Jean-Annet d’Astier de la Vigerie
Notre camarade Jean Annet d’Astier de la Vigerie nous a quittés le 13 décembre 1976. D’un caractère très entier propre à la famille d’Astier, il n’accepta jamais la défaite de 1940. Il avait préparé Polytechnique et s’était engagé dans l’aviation.
A la capitulation, démobilisé, il entre aux Affaires indigènes. Arrêté pour menées anti-gouvernementales au Maroc, puis en France, il est emprisonné à Nîmes.
Evadé, il entre dans la clandestinité, et travaille au Mouvement de libération, avec Y. Morandat, ainsi qu’en liaison avec Combat et Franc-Tireur. Recherché par la police il doit s’enfuir en Suisse vers la fin 1941. Il revient en France en 1942 et passe en Angleterre où il rallie les Forces Françaises Libres. Il sert au B.C.RA., puis rejoint le 342e Squadron Groupe Lorraine, sous le faux nom de Jean Baralier.

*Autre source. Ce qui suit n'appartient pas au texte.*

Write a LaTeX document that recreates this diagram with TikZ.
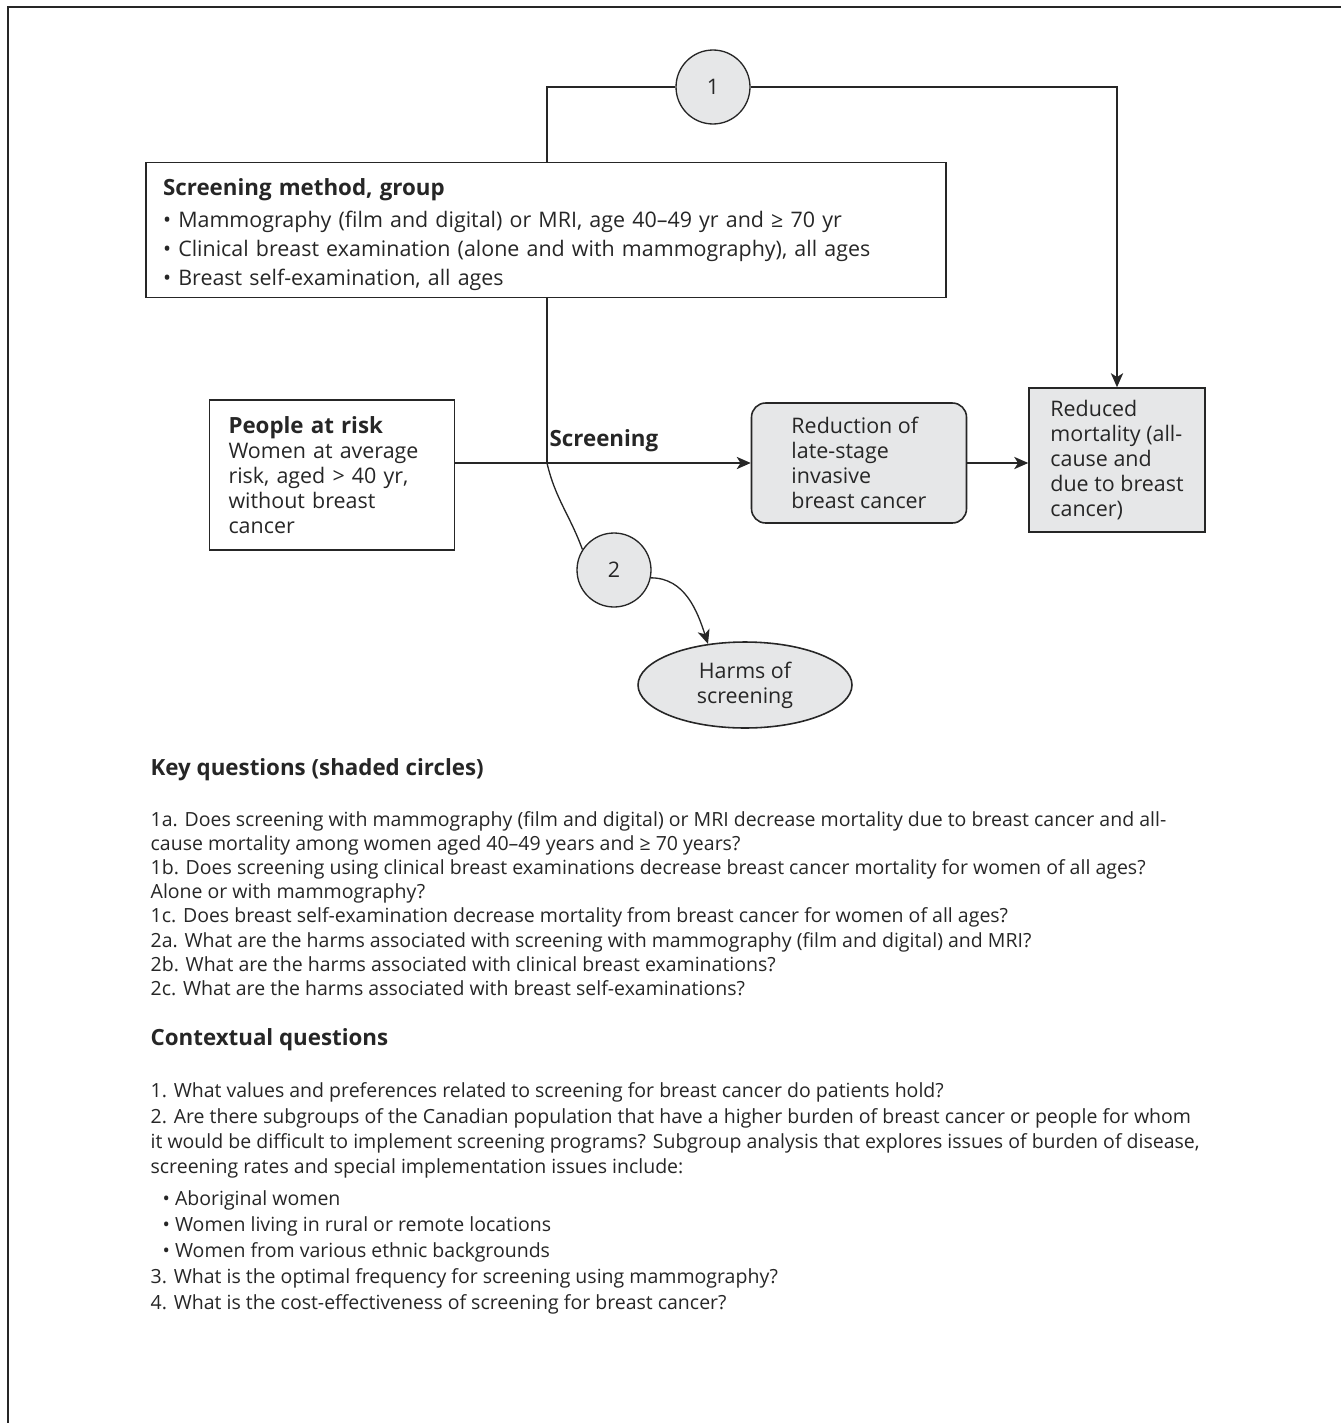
\documentclass[tikz,border=0pt]{standalone}
\usepackage{fontspec}
\setmainfont{Open Sans}
\usetikzlibrary{arrows.meta,shapes.geometric}
\definecolor{ink}{HTML}{262626}
\definecolor{shade}{HTML}{E6E7E8}
\newcommand{\dfont}{\fontsize{12.2}{14.2}\selectfont}
\newcommand{\bfont}{\fontsize{11.1}{13}\selectfont}
\newcommand{\hd}[1]{{\fontsize{12.7}{14.2}\selectfont\bfseries #1}}
\begin{document}
\begin{tikzpicture}
          [x=0.02cm,y=-0.02cm,color=ink,line width=0.75pt,>={Stealth[length=8pt,width=7pt,inset=2.2pt]},
           every node/.style={inner sep=0pt, font=\dfont},
           box/.style={draw, line width=0.9pt, align=left},
           qline/.style={anchor=base west, font=\bfont}]
        \useasboundingbox (0,0) rectangle (1341,1423);
        \draw[line width=1.4pt] (8,1423) -- (8,7) -- (1341,7);

        \node[box, text width=15.32cm, inner xsep=0.34cm, minimum height=2.7cm] (n1) at (546,230)
          {\rule{0pt}{15pt}\hd{Screening method, group}\\[4pt]
           • Mammography (film and digital) or MRI, age 40–49 yr and ≥ 70 yr\\[2.4pt]
           • Clinical breast examination (alone and with mammography), all ages\\[2.4pt]
           • Breast self-examination, all ages};
        \node[box, text width=4.14cm, inner xsep=0.38cm, minimum height=3cm] (n2) at (332,475)
          {\hd{People at risk}\\Women at average\\risk, aged > 40 yr,\\without breast\\cancer};
        \node[box, fill=shade, rounded corners=8pt, minimum width=4.3cm, minimum height=2.4cm] (n3) at (859,463)
          {Reduction of\\late-stage\\invasive\\breast cancer};
        \node[box, fill=shade, minimum width=3.52cm, minimum height=2.88cm] (n4) at (1117,460)
          {Reduced\\mortality (all-\\cause and\\due to breast\\cancer)};
        \node[box, ellipse, fill=shade, align=center, minimum width=4.28cm, minimum height=1.72cm] (n5) at (745,685)
          {Harms of\\screening};
        \node[draw, circle, fill=shade, minimum size=1.48cm] (c1) at (713,87) {1};
        \node[draw, circle, fill=shade, minimum size=1.48cm] (c2) at (614,570) {2};
        \coordinate (j) at (547,463);
        \node[anchor=base west] (s) at (549,446) {\hd{Screening}};

        \draw (n1.north -| j) |- (c1);
        \draw[->] (c1) -| (n4);
        \draw (n1.south -| j) -- (j);
        \draw[->] (n2.east |- n3) -- (n3);
        \draw[->] (n3.east) -- (n4.west |- n3.east);
        \draw (j) to[out=-77,in=110] (c2.147);
        \draw[->] (c2.-12) to[out=0,in=108] (n5.132);

        \node[qline] (h1) at (150,775) {\hd{Key questions (shaded circles)}};
        \node[qline] (h2) at (150,1045) {\hd{Contextual questions}};
        \foreach \y/\txt in {826/{1a. Does screening with mammography (film and digital) or MRI decrease mortality due to breast cancer and all-},
                             850/{cause mortality among women aged 40–49 years and ≥ 70 years?},
                             874/{1b. Does screening using clinical breast examinations decrease breast cancer mortality for women of all ages?},
                             898/{Alone or with mammography?},
                             922/{1c. Does breast self-examination decrease mortality from breast cancer for women of all ages?},
                             947/{2a. What are the harms associated with screening with mammography (film and digital) and MRI?},
                             971/{2b. What are the harms associated with clinical breast examinations?},
                             995/{2c. What are the harms associated with breast self-examinations?},
                             1097/{1. What values and preferences related to screening for breast cancer do patients hold?},
                             1123/{2. Are there subgroups of the Canadian population that have a higher burden of breast cancer or people for whom},
                             1148/{it would be difficult to implement screening programs? Subgroup analysis that explores issues of burden of disease,},
                             1173/{screening rates and special implementation issues include:},
                             1283/{3. What is the optimal frequency for screening using mammography?},
                             1309/{4. What is the cost-effectiveness of screening for breast cancer?}}
          \node[qline] (q\y) at (150,\y) {\txt};
        \foreach \y/\txt in {1205/Aboriginal women, 1231/Women living in rural or remote locations, 1257/Women from various ethnic backgrounds}
          \node[qline] (b\y) at (162,\y) {• \txt};
      \end{tikzpicture}
\end{document}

Le 3 octobre 1943 lors de la mission sur la centrale électrique de Chevilly-Larue son avion est abattu aux environs de la forêt de Compiègne. Grièvement blessé, inconscient, il est dégagé de l’appareil en flammes par son radio-mitrailleur, lui-même gravement atteint ; il est fait prisonnier par les Allemands qui l’internent au stalag II A de Neubrandebourg. Là, Jean Annet d’Astier monte un réseau de résistance. Il est secondé en fin 1943 par le lieutenant Simon Stoloff des F.A.F.L., lui aussi abattu, et par Jean Villain, employé de commerce devenu pour les besoins de la cause radiologue et même médecin. Ils contrôlent bientôt cinq stalags dans le nord-est de l’Allemagne, organisant le sabotage dans les usines et dans les commandos et un service de renseignements qui s’emparera entre autres des plans des V2 et même des V3 qui n’ont pas encore vu le jour. Ils mettent sur pied le corps-franc « Bayard » qui participa à la capture de Neubrandebourg.
En avril 1945, il déclenche, lors de la rupture du front de l’Oder par les Russes, les opérations d’insurrection contre l’armée allemande dans toute la région de l’Elbe à l’Oder, de Berlin à la Baltique. En mai, reconnu par les Russes, il est rattaché à l’état-major du maréchal Rokosowsky comme commandant militaire français de cette région. Il organise le rapatriement en France de plus de 120.000 prisonniers de guerre et des déportés du camp de concentration de Ravensbrück.
De retour à Paris en juillet 1945, il est nommé député à l’Assemblée consultative, puis désigné comme adjoint au directeur général de la radiodiffusion française. Il démissionne en janvier 1946 au départ du général de Gaulle.
Il entreprend des tournées d’information en Roumanie, Hongrie, Bulgarie, Tchécoslovaquie. Puis il part pour l’Indochine où il rejoint le groupe Champagne et entre au cabinet de Bao Daï. En 1951 il est nommé directeur de l’Information à Tahiti où il crée et dirige la radiodiffusion à Papeete. Il quitte, sa mission terminée, le secteur public et entre dans différentes affaires privées dans lesquelles il n’a pas conservé d’intérêts.
En 1958, il est chargé de mission auprès de M. Michelet, ministre des Anciens combattants.
Depuis plusieurs années il menait un combat inégal contre la maladie, mais les suites de son internement et ses graves blessures de guerre devaient avoir raison de cet être indomptable et jamais résigné. Après de longues souffrances, il succombait des suites d’une dernière intervention chirurgicale.
A la famille de notre camarade, l’AFL exprime la part qu’elle prend à son chagrin.
Extrait de la Revue de la France Libre, n° 218, janvier-février-mars 1977.